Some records
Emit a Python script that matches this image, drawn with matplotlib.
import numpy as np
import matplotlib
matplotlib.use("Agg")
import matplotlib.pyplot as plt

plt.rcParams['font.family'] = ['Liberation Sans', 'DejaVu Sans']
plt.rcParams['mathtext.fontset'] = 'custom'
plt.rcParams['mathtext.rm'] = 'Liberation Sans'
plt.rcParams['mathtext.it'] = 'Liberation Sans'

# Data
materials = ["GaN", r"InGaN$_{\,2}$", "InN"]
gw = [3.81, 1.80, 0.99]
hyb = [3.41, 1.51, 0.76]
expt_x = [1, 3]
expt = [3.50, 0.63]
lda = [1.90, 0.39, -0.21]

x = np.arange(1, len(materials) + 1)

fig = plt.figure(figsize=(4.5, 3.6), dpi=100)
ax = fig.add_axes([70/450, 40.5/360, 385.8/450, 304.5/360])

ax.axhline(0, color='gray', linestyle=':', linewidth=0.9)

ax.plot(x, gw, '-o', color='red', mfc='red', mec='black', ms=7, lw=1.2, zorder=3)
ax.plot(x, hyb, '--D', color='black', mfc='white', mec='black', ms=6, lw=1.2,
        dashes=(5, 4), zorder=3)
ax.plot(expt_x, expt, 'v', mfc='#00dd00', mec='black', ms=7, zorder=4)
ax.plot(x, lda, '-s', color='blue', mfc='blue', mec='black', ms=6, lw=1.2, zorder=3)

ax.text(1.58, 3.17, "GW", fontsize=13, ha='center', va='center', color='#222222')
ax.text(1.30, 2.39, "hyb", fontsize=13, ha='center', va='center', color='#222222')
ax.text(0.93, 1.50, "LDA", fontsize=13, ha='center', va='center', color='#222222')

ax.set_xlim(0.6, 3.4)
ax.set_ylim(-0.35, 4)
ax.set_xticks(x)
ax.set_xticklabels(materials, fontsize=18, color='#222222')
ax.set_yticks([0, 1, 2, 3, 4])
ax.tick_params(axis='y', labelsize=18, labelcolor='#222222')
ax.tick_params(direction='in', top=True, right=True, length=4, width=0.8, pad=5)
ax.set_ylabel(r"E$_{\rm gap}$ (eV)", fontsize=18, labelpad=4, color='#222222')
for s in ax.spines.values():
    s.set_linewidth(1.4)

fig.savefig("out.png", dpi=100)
---
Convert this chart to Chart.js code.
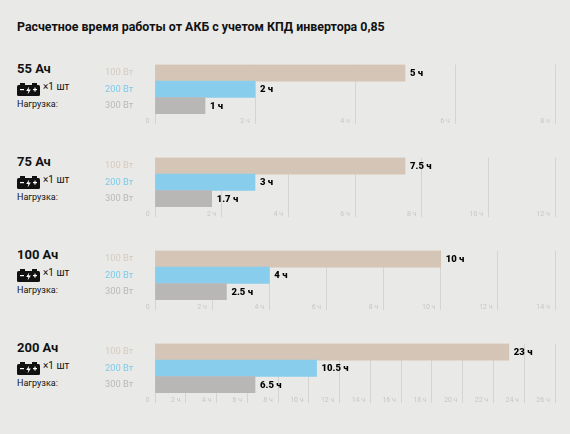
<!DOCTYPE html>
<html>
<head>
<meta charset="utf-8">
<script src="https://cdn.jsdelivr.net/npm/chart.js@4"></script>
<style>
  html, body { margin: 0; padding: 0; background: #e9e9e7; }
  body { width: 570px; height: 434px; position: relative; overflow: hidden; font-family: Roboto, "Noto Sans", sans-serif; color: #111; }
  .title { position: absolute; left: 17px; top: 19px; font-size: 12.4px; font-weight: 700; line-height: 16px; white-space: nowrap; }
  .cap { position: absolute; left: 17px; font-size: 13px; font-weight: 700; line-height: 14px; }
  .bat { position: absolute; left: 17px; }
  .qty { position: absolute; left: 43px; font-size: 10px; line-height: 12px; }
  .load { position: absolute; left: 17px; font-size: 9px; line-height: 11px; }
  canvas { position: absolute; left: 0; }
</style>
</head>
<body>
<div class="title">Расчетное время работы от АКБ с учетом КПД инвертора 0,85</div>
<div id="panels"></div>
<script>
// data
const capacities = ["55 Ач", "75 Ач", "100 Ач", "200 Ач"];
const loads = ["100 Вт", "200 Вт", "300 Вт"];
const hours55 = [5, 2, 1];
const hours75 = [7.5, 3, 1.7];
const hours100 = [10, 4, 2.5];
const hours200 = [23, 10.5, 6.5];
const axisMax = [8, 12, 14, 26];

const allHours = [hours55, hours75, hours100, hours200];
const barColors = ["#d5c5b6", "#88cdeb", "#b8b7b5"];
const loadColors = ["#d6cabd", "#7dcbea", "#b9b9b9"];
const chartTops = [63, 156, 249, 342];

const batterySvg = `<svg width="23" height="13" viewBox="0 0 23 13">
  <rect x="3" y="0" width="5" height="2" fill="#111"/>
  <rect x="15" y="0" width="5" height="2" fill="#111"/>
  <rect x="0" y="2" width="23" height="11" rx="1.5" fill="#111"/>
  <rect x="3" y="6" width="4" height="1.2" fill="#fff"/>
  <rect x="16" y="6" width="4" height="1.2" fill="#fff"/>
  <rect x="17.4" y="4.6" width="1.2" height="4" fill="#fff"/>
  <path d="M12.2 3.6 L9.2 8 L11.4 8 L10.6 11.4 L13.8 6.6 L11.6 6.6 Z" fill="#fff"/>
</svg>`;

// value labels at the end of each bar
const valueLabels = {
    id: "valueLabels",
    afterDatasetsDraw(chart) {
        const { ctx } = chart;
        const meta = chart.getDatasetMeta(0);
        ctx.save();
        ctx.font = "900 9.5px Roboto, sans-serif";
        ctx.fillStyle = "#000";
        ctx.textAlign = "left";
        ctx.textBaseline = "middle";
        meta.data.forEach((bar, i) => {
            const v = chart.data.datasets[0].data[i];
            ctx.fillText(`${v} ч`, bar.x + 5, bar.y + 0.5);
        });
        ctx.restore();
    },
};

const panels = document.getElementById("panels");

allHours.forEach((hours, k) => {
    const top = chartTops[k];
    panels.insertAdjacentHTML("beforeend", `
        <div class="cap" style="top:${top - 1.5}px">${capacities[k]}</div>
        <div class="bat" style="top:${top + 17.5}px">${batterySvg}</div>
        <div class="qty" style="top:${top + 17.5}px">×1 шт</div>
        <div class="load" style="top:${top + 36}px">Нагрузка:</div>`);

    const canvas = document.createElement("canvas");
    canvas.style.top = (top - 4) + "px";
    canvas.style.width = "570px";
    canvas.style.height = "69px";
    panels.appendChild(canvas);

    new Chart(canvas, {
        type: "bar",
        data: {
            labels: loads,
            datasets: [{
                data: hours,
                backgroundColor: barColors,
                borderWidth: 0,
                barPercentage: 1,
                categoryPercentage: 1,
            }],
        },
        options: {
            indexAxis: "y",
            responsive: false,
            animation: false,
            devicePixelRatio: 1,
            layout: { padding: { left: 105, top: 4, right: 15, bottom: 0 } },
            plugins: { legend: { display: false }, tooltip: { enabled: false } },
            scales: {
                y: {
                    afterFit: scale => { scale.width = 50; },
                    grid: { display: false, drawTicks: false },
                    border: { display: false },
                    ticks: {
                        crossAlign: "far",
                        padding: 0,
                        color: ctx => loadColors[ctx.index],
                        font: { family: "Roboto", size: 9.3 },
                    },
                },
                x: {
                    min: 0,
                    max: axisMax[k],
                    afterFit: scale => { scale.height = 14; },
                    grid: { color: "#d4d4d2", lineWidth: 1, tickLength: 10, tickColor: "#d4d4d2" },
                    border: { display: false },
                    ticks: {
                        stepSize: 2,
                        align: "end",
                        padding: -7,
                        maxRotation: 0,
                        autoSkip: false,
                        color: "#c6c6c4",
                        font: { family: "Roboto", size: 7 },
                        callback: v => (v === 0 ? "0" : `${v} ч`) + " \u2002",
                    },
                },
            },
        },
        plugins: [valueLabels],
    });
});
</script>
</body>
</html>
* * *
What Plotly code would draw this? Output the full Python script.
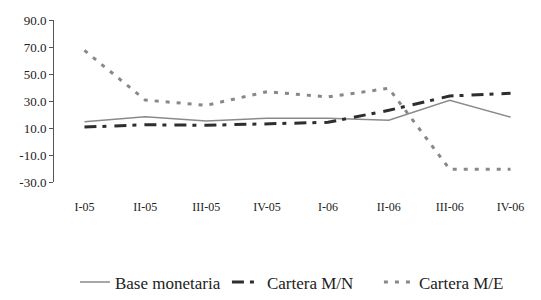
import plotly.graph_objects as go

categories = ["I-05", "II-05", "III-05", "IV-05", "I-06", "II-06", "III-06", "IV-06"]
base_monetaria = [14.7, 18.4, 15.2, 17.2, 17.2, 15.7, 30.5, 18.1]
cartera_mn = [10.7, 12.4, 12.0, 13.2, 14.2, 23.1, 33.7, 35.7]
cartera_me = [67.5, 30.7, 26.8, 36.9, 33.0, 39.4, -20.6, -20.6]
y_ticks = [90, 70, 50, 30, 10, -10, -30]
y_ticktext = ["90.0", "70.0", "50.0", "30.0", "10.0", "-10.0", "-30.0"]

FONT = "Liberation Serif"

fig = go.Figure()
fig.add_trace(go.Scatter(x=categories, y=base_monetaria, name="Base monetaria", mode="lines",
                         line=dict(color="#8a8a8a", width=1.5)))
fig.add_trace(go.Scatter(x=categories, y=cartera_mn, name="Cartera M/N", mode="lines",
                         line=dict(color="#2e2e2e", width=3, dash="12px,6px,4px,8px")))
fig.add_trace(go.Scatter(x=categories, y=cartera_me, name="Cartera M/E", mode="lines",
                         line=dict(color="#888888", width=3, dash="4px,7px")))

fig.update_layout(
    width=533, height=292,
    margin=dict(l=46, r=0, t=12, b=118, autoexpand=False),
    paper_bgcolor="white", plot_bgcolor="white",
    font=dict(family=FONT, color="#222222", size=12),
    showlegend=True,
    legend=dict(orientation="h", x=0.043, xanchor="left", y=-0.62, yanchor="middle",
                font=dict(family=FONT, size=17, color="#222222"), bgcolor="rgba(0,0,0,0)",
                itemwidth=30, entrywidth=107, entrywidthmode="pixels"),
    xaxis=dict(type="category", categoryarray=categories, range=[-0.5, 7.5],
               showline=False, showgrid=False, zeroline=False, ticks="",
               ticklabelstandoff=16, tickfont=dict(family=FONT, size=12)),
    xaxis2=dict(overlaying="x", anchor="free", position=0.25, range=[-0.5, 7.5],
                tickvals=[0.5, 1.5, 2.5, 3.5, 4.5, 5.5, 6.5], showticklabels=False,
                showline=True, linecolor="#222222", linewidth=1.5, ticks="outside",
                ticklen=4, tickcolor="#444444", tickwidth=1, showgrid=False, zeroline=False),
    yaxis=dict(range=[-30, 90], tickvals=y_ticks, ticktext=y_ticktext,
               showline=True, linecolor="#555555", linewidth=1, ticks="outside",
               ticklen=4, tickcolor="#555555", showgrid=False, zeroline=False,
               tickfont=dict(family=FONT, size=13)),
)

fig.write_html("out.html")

* [To do]
Among the records above, extract exactly the lines from the line with "Emit a Python" to the line with "plt.rcParams['mathtext.it'] = 'Liberation", both lines included, and leave out the rest.

* [Solution below]
Emit a Python script that matches this image, drawn with matplotlib.
import numpy as np
import matplotlib
matplotlib.use("Agg")
import matplotlib.pyplot as plt

plt.rcParams['font.family'] = ['Liberation Sans', 'DejaVu Sans']
plt.rcParams['mathtext.fontset'] = 'custom'
plt.rcParams['mathtext.rm'] = 'Liberation Sans'
plt.rcParams['mathtext.it'] = 'Liberation Sans'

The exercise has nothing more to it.